## [Job]
Write out the material again exactly, please, and omit the pictures.

## [Data excerpt]
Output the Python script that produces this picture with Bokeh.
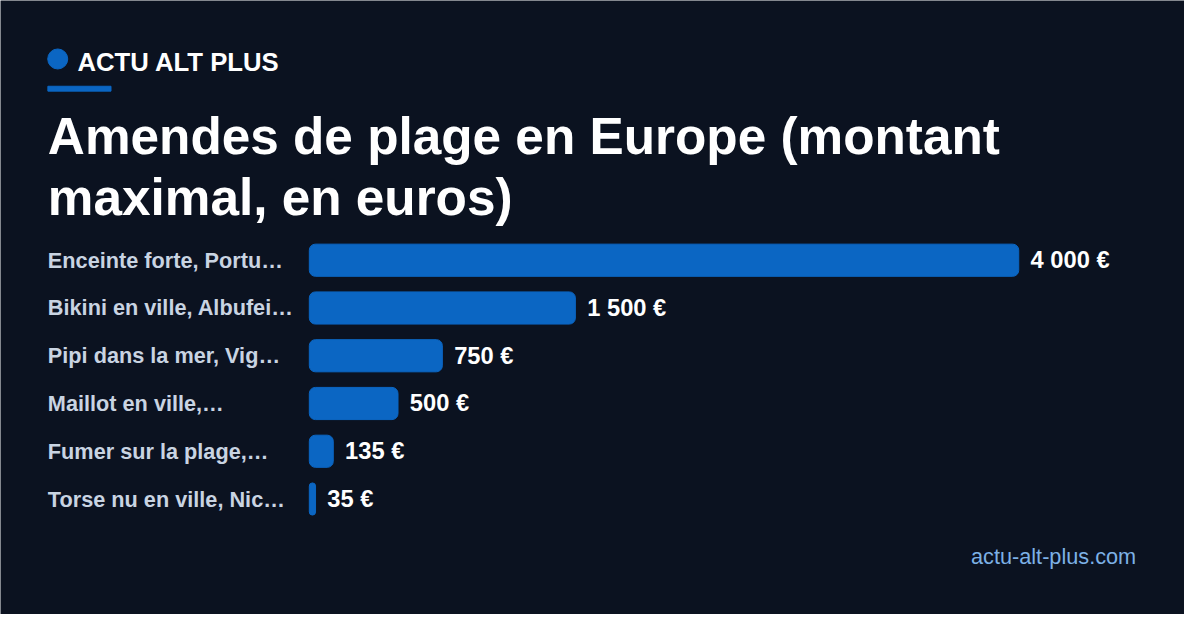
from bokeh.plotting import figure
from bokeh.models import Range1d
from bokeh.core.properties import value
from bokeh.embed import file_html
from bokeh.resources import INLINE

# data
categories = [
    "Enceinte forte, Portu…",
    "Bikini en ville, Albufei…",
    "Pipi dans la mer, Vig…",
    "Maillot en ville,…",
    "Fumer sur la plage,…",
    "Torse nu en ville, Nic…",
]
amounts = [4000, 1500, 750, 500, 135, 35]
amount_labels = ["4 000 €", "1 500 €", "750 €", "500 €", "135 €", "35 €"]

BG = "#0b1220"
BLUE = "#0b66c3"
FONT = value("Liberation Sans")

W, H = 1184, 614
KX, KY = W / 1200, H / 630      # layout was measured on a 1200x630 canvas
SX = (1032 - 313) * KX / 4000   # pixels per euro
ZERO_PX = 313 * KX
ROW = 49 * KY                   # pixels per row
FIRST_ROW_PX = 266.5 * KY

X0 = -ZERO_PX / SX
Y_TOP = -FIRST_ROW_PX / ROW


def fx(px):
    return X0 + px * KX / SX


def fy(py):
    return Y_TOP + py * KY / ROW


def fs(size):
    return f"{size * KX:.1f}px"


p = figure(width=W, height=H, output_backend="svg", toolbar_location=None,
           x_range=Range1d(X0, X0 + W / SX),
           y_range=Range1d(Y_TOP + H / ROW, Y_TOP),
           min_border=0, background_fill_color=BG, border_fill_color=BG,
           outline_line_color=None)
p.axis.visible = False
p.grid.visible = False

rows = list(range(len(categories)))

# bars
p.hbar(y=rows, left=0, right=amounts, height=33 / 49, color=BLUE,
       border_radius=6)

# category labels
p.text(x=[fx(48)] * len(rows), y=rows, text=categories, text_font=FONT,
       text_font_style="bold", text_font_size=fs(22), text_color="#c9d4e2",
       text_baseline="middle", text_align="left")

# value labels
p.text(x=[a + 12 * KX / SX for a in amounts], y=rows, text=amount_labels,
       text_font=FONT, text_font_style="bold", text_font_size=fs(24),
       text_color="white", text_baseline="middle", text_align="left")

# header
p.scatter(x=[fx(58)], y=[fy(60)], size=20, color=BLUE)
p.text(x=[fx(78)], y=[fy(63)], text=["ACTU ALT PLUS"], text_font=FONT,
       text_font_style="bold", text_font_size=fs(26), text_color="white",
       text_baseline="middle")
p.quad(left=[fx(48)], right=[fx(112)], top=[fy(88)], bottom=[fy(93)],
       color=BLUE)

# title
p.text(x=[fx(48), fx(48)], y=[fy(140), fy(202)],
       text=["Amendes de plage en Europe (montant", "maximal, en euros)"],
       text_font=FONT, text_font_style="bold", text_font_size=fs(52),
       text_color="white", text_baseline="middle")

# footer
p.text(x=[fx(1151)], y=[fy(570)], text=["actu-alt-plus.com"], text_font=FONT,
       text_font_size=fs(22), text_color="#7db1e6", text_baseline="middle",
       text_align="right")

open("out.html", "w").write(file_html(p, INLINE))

## [Exercise result]
Output the Python script that produces this picture with Bokeh.
from bokeh.plotting import figure
from bokeh.models import Range1d
from bokeh.core.properties import value
from bokeh.embed import file_html
from bokeh.resources import INLINE

# data
categories = [
    "Enceinte forte, Portu…",
    "Bikini en ville, Albufei…",
    "Pipi dans la mer, Vig…",
    "Maillot en ville,…",
    "Fumer sur la plage,…",
    "Torse nu en ville, Nic…",
]
amounts = [4000, 1500, 750, 500, 135, 35]
amount_labels = ["4 000 €", "1 500 €", "750 €", "500 €", "135 €", "35 €"]

BG = "#0b1220"
BLUE = "#0b66c3"
FONT = value("Liberation Sans")

W, H = 1184, 614
KX, KY = W / 1200, H / 630      # layout was measured on a 1200x630 canvas
SX = (1032 - 313) * KX / 4000   # pixels per euro
ZERO_PX = 313 * KX
ROW = 49 * KY                   # pixels per row
FIRST_ROW_PX = 266.5 * KY

X0 = -ZERO_PX / SX
Y_TOP = -FIRST_ROW_PX / ROW


def fx(px):
    return X0 + px * KX / SX


def fy(py):
    return Y_TOP + py * KY / ROW


def fs(size):
    return f"{size * KX:.1f}px"


p = figure(width=W, height=H, output_backend="svg", toolbar_location=None,
           x_range=Range1d(X0, X0 + W / SX),
           y_range=Range1d(Y_TOP + H / ROW, Y_TOP),
           min_border=0, background_fill_color=BG, border_fill_color=BG,
           outline_line_color=None)
p.axis.visible = False
p.grid.visible = False

rows = list(range(len(categories)))

# bars
p.hbar(y=rows, left=0, right=amounts, height=33 / 49, color=BLUE,
       border_radius=6)

# category labels
p.text(x=[fx(48)] * len(rows), y=rows, text=categories, text_font=FONT,
       text_font_style="bold", text_font_size=fs(22), text_color="#c9d4e2",
       text_baseline="middle", text_align="left")

# value labels
p.text(x=[a + 12 * KX / SX for a in amounts], y=rows, text=amount_labels,
       text_font=FONT, text_font_style="bold", text_font_size=fs(24),
       text_color="white", text_baseline="middle", text_align="left")

# header
p.scatter(x=[fx(58)], y=[fy(60)], size=20, color=BLUE)
p.text(x=[fx(78)], y=[fy(63)], text=["ACTU ALT PLUS"], text_font=FONT,
       text_font_style="bold", text_font_size=fs(26), text_color="white",
       text_baseline="middle")
p.quad(left=[fx(48)], right=[fx(112)], top=[fy(88)], bottom=[fy(93)],
       color=BLUE)

# title
p.text(x=[fx(48), fx(48)], y=[fy(140), fy(202)],
       text=["Amendes de plage en Europe (montant", "maximal, en euros)"],
       text_font=FONT, text_font_style="bold", text_font_size=fs(52),
       text_color="white", text_baseline="middle")

# footer
p.text(x=[fx(1151)], y=[fy(570)], text=["actu-alt-plus.com"], text_font=FONT,
       text_font_size=fs(22), text_color="#7db1e6", text_baseline="middle",
       text_align="right")

open("out.html", "w").write(file_html(p, INLINE))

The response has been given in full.